The IRA and its Fianna auxiliary attempted desperately to stem the tide of the attacks but to little avail: eleven Catholic civilians were killed, as opposed to six Protestants. Although the BCPC were clearly exaggerating when they talked of Catholics being “exterminated,” they were correct in highlighting the disproportionate extent to which Catholics were targeted. While it would be easy to speculate what the Catholic death-toll might have been if the IRA had not been there to provide some level of defence to nationalist areas, the critical point is that this defence was largely ineffective, owing to the huge disparity in numbers and armaments. However, contrary to what has been asserted by others, a member of each of those organisations was killed in action during this period, as well as one IRA Volunteer being severely wounded: providing defence carried deadly risks.

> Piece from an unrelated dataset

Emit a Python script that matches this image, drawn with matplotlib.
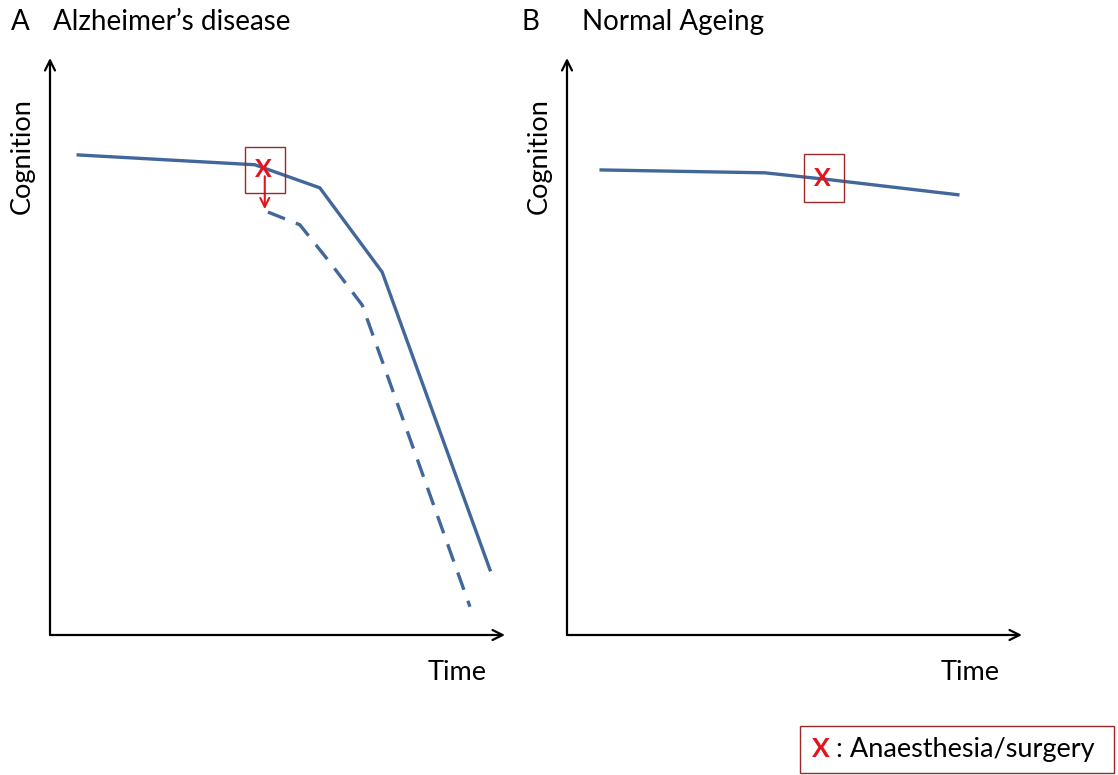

While house burnings and forced evictions had been a feature of the early stages of the Pogrom in late 1920 and again in July 1921, they increased in scale during the spring of 1922, eventually creating a flood of thousands of Catholic refugees fleeing south in the summer of that year. In this particular week, two whole streets were burned out in the Marrowbone as well as a significant portion of Altcar Street in Ballymacarrett. Also during this time, isolated and hence more exposed Catholics living on the “wrong” side of the Albertbridge Road, near the main arterial roads in the east of the city, became subjected to increasing intimidation, often accompanied by arson and attempted killings.

The worst of the violence in this week was concentrated in Ballymacarrett and the Marrowbone, although there were also killings on the Crumlin Road and in Sailortown, as well as one off York Street. That is not to say the rest of Belfast was quiet, as Specials shot up Broadway and the Grosvenor Road, while there were sporadic outbreaks elsewhere; however, what those areas experienced was a relatively low hum of violence compared to the shrieking intensity of that in the worst-affected areas.

Other areas would get their turn in the months that followed this week in April.